A new report looking at the major consequences that truck driver detention at customer facilities has on industry productivity and safety has been released.

The American Transportation Research Institute (ATRI) research quantifies the direct costs for fleets, truck drivers and supply chains in general. It also corroborates previous research that detained trucks drive faster both after, and before, a detained trip occurs.

Based on industry-reported data, truck drivers were detained between 117 and 209 hours per year, depending on the sector. In for-hire trucking alone, the total time lost to truck driver detention exceeded 135 million hours in 2023.

According to the ATRI, while 94.5 percent of fleets charge detention fees, they are paid for fewer than 50 percent of those invoices. As a result, the trucking industry lost $3.6 billion in direct expenses and $11.5 billion in lost productivity from driver detention in 2023.

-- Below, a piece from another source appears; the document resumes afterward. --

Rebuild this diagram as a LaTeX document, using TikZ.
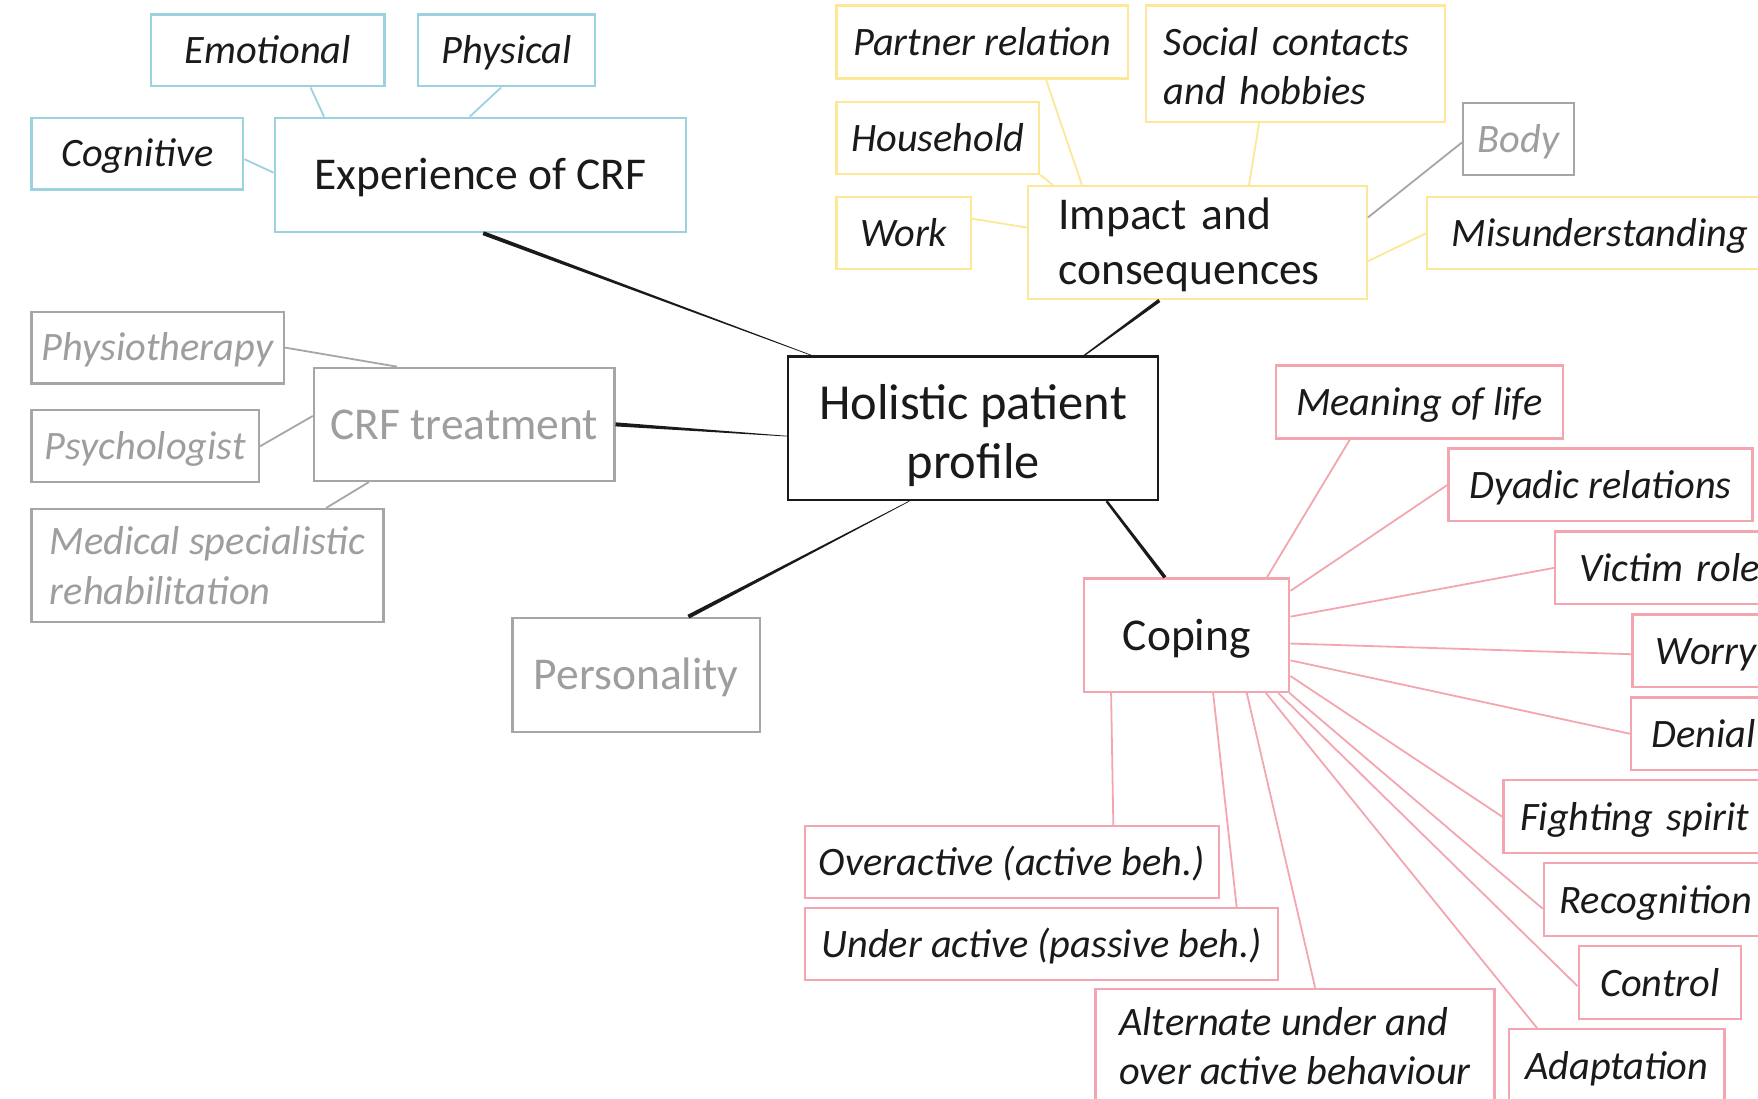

Finally, an analysis of ATRI’s large truck GPS data at different customer facility types found that detention contributes to higher truck speeds. Trucks that were detained drove 14.6 percent faster on average than trucks that were not detained. Interestingly, trucks also drove faster on trips to facilities where they were detained, indicating that truck drivers know which firms and facilities will likely detain them.

“Detention is so common that many industry professionals have accepted it as inevitable without realizing the true extent of its costs,” said Chad England, C.R. England CEO.

“ATRI’s report puts real-world numbers to the true impact that truck driver detention has on trucking and the broader economy.”